Maybe it is due to the lovely summer weather, or the madness of the current politics, or the isolation and oddness of the pandemic, but there is a shadow on my art; I struggle to create new durable art. After all it just piles up in my studio and yard. So I fill my time with walking, taking photographs, and reaching out to neighbors for “safe” outdoor socializing. My art time recently is mostly manipulating, and I hope enhancing, my photographs. Often I photograph my shadow, as my preferred form of self-portraiture. I love the digital effects I can apply to my shadow in my art.
In my indoor and outdoor studio spaces, I struggle with mess, and sometimes I just pick up parts & pieces I will save for future projects, then put them back down. I have no good filing system for my mixed media “treasures”, but I have to make room to work. The mess is building up in my outside work spaces also: being a mixed media artist is a mixed blessing! So I turn to my computer, and to digital art. And to shadows!
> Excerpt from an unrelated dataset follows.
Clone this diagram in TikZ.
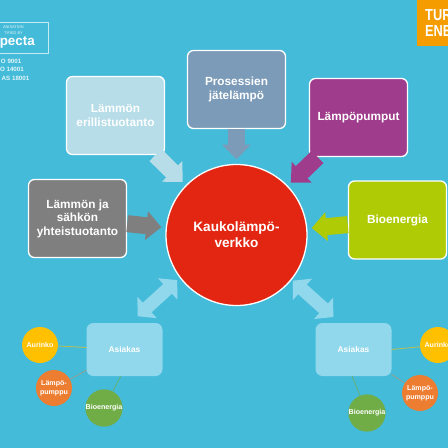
\documentclass[tikz,border=0pt]{standalone}
\usepackage{fontspec}
\setmainfont{Liberation Sans}
\usetikzlibrary{arrows.meta}
\definecolor{bgblue}{HTML}{45BBDA}
\definecolor{paleblue}{HTML}{B6DDE8}
\definecolor{lightblue}{HTML}{92D8EC}
\definecolor{steelbox}{HTML}{7C9BB8}
\definecolor{purplebox}{HTML}{A03C8C}
\definecolor{limebox}{HTML}{AECB06}
\definecolor{graybox}{HTML}{7F7F7F}
\definecolor{redbox}{HTML}{E32612}
\definecolor{sunyellow}{HTML}{FFC000}
\definecolor{pumporange}{HTML}{ED7D31}
\definecolor{biogreen}{HTML}{70AD47}
\definecolor{logoorange}{HTML}{F59C00}
\tikzset{
  sourcebox/.style={draw=white, line width=1.3pt, rounded corners=6pt, inner sep=0pt, outer sep=0pt,
    minimum width=98pt, minimum height=78pt, align=center, text=white, font=\fontsize{11.8pt}{13.5pt}\selectfont\bfseries},
  clientbox/.style={fill=lightblue, rounded corners=7pt, inner sep=0pt, outer sep=0pt,
    minimum width=76pt, minimum height=53pt, text=white, font=\fontsize{8.4pt}{10pt}\selectfont\bfseries},
  smallball/.style={circle, inner sep=0pt, outer sep=0pt, minimum size=36pt, align=center,
    text=white, font=\fontsize{7.1pt}{9pt}\selectfont\bfseries},
  feedarrow/.style={line width=17pt, -{Triangle[length=15pt,width=28pt]}, shorten <=0.7pt, shorten >=5pt},
  twoway/.style={lightblue, line width=13pt, {Triangle[length=13pt,width=28pt]}-{Triangle[length=13pt,width=28pt]}},
  thinlink/.style={line width=0.8pt},
  logotext/.style={text=white!85!bgblue, inner sep=0pt, anchor=east, font=\fontsize{6.2pt}{7pt}\selectfont\bfseries}
}
\begin{document}
\begin{tikzpicture}[x=1pt,y=-1pt]
\useasboundingbox (0,0) rectangle (448,448);
\fill [bgblue] (0,0) rectangle (448,448);
\node [sourcebox, fill=paleblue] (separate) at (115.5,115.5) {L\"amm\"on\\erillistuotanto};
\node [sourcebox, fill=steelbox] (process) at (236.5,89.5) {Prosessien\\j\"atel\"amp\"o};
\node [sourcebox, fill=purplebox] (pumps) at (358.5,117.5) {L\"amp\"opumput};
\node [sourcebox, fill=limebox] (bio) at (397.5,220) {Bioenergia};
\node [sourcebox, fill=graybox] (chp) at (77.5,218.5) {L\"amm\"on ja\\s\"ahk\"on\\yhteistuotanto};
\node [circle, draw=white, line width=1.3pt, fill=redbox, minimum size=141pt, inner sep=0pt, outer sep=0pt, align=center,
  text=white, font=\fontsize{13.6pt}{16pt}\selectfont\bfseries] (net) at (236.5,235) {Kaukol\"amp\"o-\\verkko};
\node [clientbox] (clientL) at (124.5,349.5) {Asiakas};
\node [clientbox] (clientR) at (353.5,349.5) {Asiakas};
\node [smallball, fill=sunyellow] (sunL) at (40,345) {Aurinko};
\node [smallball, fill=pumporange] (pumpL) at (54,388) {L\"amp\"o-\\pumppu};
\node [smallball, fill=biogreen] (bioL) at (104,408) {Bioenergia};
\node [smallball, fill=sunyellow] (sunR) at (438,345) {Aurinko};
\node [smallball, fill=pumporange] (pumpR) at (420,393) {L\"amp\"o-\\pumppu};
\node [smallball, fill=biogreen] (bioR) at (367,413) {Bioenergia};
\draw [feedarrow, paleblue] (separate) -- (net);
\draw [feedarrow, steelbox] (process) -- (net);
\draw [feedarrow, purplebox] (pumps) -- (net);
\draw [feedarrow, limebox] (bio) -- (net);
\draw [feedarrow, graybox] (chp) -- (net);
\draw [twoway, shorten <=10pt, shorten >=4pt] (clientL.78) -- (net.217.5);
\draw [twoway, shorten <=9pt, shorten >=2pt] (clientR.117) -- (net.321);
\draw [thinlink, sunyellow!65!bgblue] (sunL) -- (clientL);
\draw [thinlink, pumporange!45!bgblue] (pumpL) -- (clientL);
\draw [thinlink, biogreen!70!bgblue] (bioL) -- (clientL.-98);
\draw [thinlink, sunyellow!65!bgblue] (sunR) -- (clientR.east);
\draw [thinlink, pumporange!45!bgblue] (pumpR) -- (clientR);
\draw [thinlink, biogreen!70!bgblue] (bioR) -- (clientR.-93);
% logos
\draw [white!70!bgblue, line width=0.8pt] (-5,22) rectangle (48.5,53);
\node [logotext, font=\fontsize{3.9pt}{5pt}\selectfont] (orgline) at (24,27) {ANISATION};
\node [logotext, font=\fontsize{3.9pt}{5pt}\selectfont] (certline) at (23,33) {TIFIED BY};
\node [logotext, text=white, font=\fontsize{13.4pt}{15pt}\selectfont\bfseries] (inspecta) at (35,43) {pecta};
\node [logotext] (iso) at (21.5,61) {O 9001};
\node [logotext] (env) at (24,69) {O 14001};
\node [logotext] (ohsas) at (29.5,78) {AS 18001};
\fill [logoorange] (417,0) rectangle (448,46);
\node [anchor=west, inner sep=0pt, align=left, text=white, font=\fontsize{16pt}{16.5pt}\selectfont\bfseries] (energy) at (425,23)
  {\scalebox{0.8}[1]{TUR}\\\scalebox{0.8}[1]{ENE}};
\end{tikzpicture}
\end{document}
The mess in my studio is a shadow on my art, but I love shadows in my digital art. Shadows are a premium material when I have my camera in hand. Self portraits are a time honored tradition, and very convenient: but I never want straight up realism. So my shadow is much more appealing than a direct photograph.
My shadow in my art can represent any and every woman. Of course my shadow is with me everywhere, as long as there is sufficient light. Digital enhancement of shadow portraits can be so beautiful; the trick is find a way to add meaning, a bit of soul, to create a more enduring artwork.